» Stated exercise:
Please transcribe the listing below in full and word for word, without its pictures.

++++ Collected data

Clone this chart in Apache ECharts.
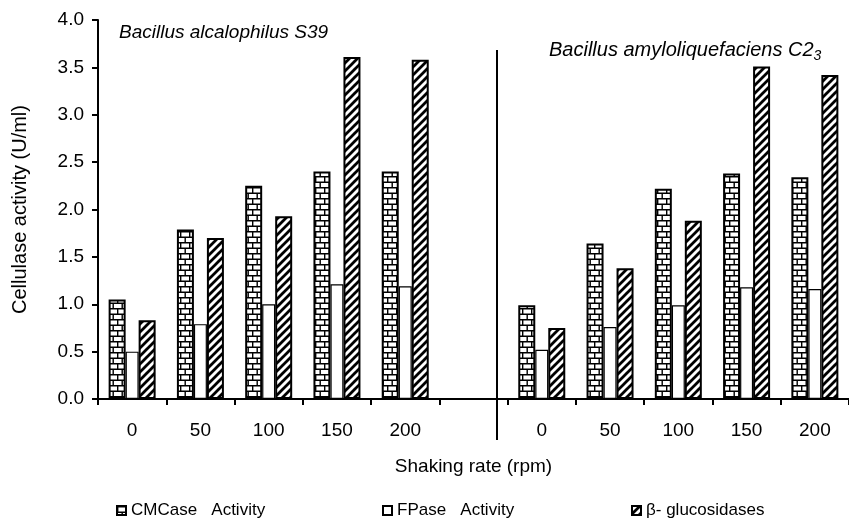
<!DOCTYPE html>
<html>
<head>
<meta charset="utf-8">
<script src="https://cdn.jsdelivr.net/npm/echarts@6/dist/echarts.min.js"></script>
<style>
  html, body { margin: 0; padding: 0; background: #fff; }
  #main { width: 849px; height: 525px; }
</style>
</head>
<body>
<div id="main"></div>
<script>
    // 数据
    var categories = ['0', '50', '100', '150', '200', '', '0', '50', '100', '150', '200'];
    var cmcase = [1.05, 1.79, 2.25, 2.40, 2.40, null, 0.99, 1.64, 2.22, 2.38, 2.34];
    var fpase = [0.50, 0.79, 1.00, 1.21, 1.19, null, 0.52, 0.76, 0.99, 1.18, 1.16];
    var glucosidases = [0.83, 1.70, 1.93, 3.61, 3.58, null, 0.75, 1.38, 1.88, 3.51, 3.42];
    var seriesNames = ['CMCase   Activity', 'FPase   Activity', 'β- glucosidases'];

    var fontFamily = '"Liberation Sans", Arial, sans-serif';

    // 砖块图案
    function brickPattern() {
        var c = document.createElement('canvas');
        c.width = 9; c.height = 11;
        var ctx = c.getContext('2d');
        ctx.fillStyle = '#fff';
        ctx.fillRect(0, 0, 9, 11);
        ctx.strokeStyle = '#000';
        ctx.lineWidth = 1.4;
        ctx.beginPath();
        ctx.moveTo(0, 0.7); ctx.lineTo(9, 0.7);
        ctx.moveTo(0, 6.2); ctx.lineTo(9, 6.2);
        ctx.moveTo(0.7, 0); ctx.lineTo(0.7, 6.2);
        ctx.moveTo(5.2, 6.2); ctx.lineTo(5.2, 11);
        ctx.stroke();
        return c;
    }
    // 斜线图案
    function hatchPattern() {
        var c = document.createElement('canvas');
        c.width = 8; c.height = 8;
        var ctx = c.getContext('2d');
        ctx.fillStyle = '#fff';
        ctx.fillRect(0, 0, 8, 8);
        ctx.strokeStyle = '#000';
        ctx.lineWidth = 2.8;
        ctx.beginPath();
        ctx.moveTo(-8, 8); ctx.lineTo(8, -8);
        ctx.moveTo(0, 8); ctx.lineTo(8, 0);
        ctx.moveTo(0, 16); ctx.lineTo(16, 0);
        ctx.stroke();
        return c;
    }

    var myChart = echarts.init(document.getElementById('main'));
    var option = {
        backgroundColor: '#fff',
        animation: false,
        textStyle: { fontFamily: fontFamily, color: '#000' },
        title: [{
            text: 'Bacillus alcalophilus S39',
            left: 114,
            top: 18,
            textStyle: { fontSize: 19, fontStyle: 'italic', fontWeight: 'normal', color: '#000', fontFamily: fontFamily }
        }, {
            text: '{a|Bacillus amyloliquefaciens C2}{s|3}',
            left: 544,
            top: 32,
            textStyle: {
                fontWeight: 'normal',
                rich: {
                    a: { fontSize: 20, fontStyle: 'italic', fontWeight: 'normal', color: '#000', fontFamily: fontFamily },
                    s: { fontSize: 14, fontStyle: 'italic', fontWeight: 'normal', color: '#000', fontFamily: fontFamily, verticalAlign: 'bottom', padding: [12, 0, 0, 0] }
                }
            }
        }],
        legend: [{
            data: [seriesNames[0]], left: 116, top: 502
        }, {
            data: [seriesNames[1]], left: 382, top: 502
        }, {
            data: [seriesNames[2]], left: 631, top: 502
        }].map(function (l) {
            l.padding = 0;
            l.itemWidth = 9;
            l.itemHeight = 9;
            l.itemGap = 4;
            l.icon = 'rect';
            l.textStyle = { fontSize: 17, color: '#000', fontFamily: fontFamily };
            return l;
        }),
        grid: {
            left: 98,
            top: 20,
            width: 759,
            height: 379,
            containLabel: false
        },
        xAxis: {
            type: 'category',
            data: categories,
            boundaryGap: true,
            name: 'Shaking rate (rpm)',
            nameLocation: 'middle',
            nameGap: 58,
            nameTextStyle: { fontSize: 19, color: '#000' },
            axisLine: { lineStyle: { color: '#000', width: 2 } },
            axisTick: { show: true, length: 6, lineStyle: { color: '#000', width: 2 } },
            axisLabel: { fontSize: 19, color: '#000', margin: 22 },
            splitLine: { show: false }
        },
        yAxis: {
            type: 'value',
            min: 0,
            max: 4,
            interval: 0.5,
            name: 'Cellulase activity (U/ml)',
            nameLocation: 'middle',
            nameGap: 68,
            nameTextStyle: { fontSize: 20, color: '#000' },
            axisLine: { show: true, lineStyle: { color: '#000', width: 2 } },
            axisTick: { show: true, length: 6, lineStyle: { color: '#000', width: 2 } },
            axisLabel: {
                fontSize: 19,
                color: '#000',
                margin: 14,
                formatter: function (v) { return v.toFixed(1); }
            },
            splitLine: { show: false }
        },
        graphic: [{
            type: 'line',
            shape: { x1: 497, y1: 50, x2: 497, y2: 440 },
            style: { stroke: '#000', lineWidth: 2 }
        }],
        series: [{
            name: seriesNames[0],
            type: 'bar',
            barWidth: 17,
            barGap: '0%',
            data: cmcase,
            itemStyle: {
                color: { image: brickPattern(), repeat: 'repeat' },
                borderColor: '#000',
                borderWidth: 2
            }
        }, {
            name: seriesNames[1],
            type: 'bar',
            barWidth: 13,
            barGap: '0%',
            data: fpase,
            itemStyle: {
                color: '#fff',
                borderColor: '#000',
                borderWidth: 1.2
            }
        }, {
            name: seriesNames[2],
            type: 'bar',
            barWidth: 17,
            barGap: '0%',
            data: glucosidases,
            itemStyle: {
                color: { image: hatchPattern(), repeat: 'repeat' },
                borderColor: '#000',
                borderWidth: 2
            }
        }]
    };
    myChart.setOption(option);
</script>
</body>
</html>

++++++++

» Output for this task:
Clone this chart in Apache ECharts.
<!DOCTYPE html>
<html>
<head>
<meta charset="utf-8">
<script src="https://cdn.jsdelivr.net/npm/echarts@6/dist/echarts.min.js"></script>
<style>
  html, body { margin: 0; padding: 0; background: #fff; }
  #main { width: 849px; height: 525px; }
</style>
</head>
<body>
<div id="main"></div>
<script>
    // 数据
    var categories = ['0', '50', '100', '150', '200', '', '0', '50', '100', '150', '200'];
    var cmcase = [1.05, 1.79, 2.25, 2.40, 2.40, null, 0.99, 1.64, 2.22, 2.38, 2.34];
    var fpase = [0.50, 0.79, 1.00, 1.21, 1.19, null, 0.52, 0.76, 0.99, 1.18, 1.16];
    var glucosidases = [0.83, 1.70, 1.93, 3.61, 3.58, null, 0.75, 1.38, 1.88, 3.51, 3.42];
    var seriesNames = ['CMCase   Activity', 'FPase   Activity', 'β- glucosidases'];

    var fontFamily = '"Liberation Sans", Arial, sans-serif';

    // 砖块图案
    function brickPattern() {
        var c = document.createElement('canvas');
        c.width = 9; c.height = 11;
        var ctx = c.getContext('2d');
        ctx.fillStyle = '#fff';
        ctx.fillRect(0, 0, 9, 11);
        ctx.strokeStyle = '#000';
        ctx.lineWidth = 1.4;
        ctx.beginPath();
        ctx.moveTo(0, 0.7); ctx.lineTo(9, 0.7);
        ctx.moveTo(0, 6.2); ctx.lineTo(9, 6.2);
        ctx.moveTo(0.7, 0); ctx.lineTo(0.7, 6.2);
        ctx.moveTo(5.2, 6.2); ctx.lineTo(5.2, 11);
        ctx.stroke();
        return c;
    }
    // 斜线图案
    function hatchPattern() {
        var c = document.createElement('canvas');
        c.width = 8; c.height = 8;
        var ctx = c.getContext('2d');
        ctx.fillStyle = '#fff';
        ctx.fillRect(0, 0, 8, 8);
        ctx.strokeStyle = '#000';
        ctx.lineWidth = 2.8;
        ctx.beginPath();
        ctx.moveTo(-8, 8); ctx.lineTo(8, -8);
        ctx.moveTo(0, 8); ctx.lineTo(8, 0);
        ctx.moveTo(0, 16); ctx.lineTo(16, 0);
        ctx.stroke();
        return c;
    }

    var myChart = echarts.init(document.getElementById('main'));
    var option = {
        backgroundColor: '#fff',
        animation: false,
        textStyle: { fontFamily: fontFamily, color: '#000' },
        title: [{
            text: 'Bacillus alcalophilus S39',
            left: 114,
            top: 18,
            textStyle: { fontSize: 19, fontStyle: 'italic', fontWeight: 'normal', color: '#000', fontFamily: fontFamily }
        }, {
            text: '{a|Bacillus amyloliquefaciens C2}{s|3}',
            left: 544,
            top: 32,
            textStyle: {
                fontWeight: 'normal',
                rich: {
                    a: { fontSize: 20, fontStyle: 'italic', fontWeight: 'normal', color: '#000', fontFamily: fontFamily },
                    s: { fontSize: 14, fontStyle: 'italic', fontWeight: 'normal', color: '#000', fontFamily: fontFamily, verticalAlign: 'bottom', padding: [12, 0, 0, 0] }
                }
            }
        }],
        legend: [{
            data: [seriesNames[0]], left: 116, top: 502
        }, {
            data: [seriesNames[1]], left: 382, top: 502
        }, {
            data: [seriesNames[2]], left: 631, top: 502
        }].map(function (l) {
            l.padding = 0;
            l.itemWidth = 9;
            l.itemHeight = 9;
            l.itemGap = 4;
            l.icon = 'rect';
            l.textStyle = { fontSize: 17, color: '#000', fontFamily: fontFamily };
            return l;
        }),
        grid: {
            left: 98,
            top: 20,
            width: 759,
            height: 379,
            containLabel: false
        },
        xAxis: {
            type: 'category',
            data: categories,
            boundaryGap: true,
            name: 'Shaking rate (rpm)',
            nameLocation: 'middle',
            nameGap: 58,
            nameTextStyle: { fontSize: 19, color: '#000' },
            axisLine: { lineStyle: { color: '#000', width: 2 } },
            axisTick: { show: true, length: 6, lineStyle: { color: '#000', width: 2 } },
            axisLabel: { fontSize: 19, color: '#000', margin: 22 },
            splitLine: { show: false }
        },
        yAxis: {
            type: 'value',
            min: 0,
            max: 4,
            interval: 0.5,
            name: 'Cellulase activity (U/ml)',
            nameLocation: 'middle',
            nameGap: 68,
            nameTextStyle: { fontSize: 20, color: '#000' },
            axisLine: { show: true, lineStyle: { color: '#000', width: 2 } },
            axisTick: { show: true, length: 6, lineStyle: { color: '#000', width: 2 } },
            axisLabel: {
                fontSize: 19,
                color: '#000',
                margin: 14,
                formatter: function (v) { return v.toFixed(1); }
            },
            splitLine: { show: false }
        },
        graphic: [{
            type: 'line',
            shape: { x1: 497, y1: 50, x2: 497, y2: 440 },
            style: { stroke: '#000', lineWidth: 2 }
        }],
        series: [{
            name: seriesNames[0],
            type: 'bar',
            barWidth: 17,
            barGap: '0%',
            data: cmcase,
            itemStyle: {
                color: { image: brickPattern(), repeat: 'repeat' },
                borderColor: '#000',
                borderWidth: 2
            }
        }, {
            name: seriesNames[1],
            type: 'bar',
            barWidth: 13,
            barGap: '0%',
            data: fpase,
            itemStyle: {
                color: '#fff',
                borderColor: '#000',
                borderWidth: 1.2
            }
        }, {
            name: seriesNames[2],
            type: 'bar',
            barWidth: 17,
            barGap: '0%',
            data: glucosidases,
            itemStyle: {
                color: { image: hatchPattern(), repeat: 'repeat' },
                borderColor: '#000',
                borderWidth: 2
            }
        }]
    };
    myChart.setOption(option);
</script>
</body>
</html>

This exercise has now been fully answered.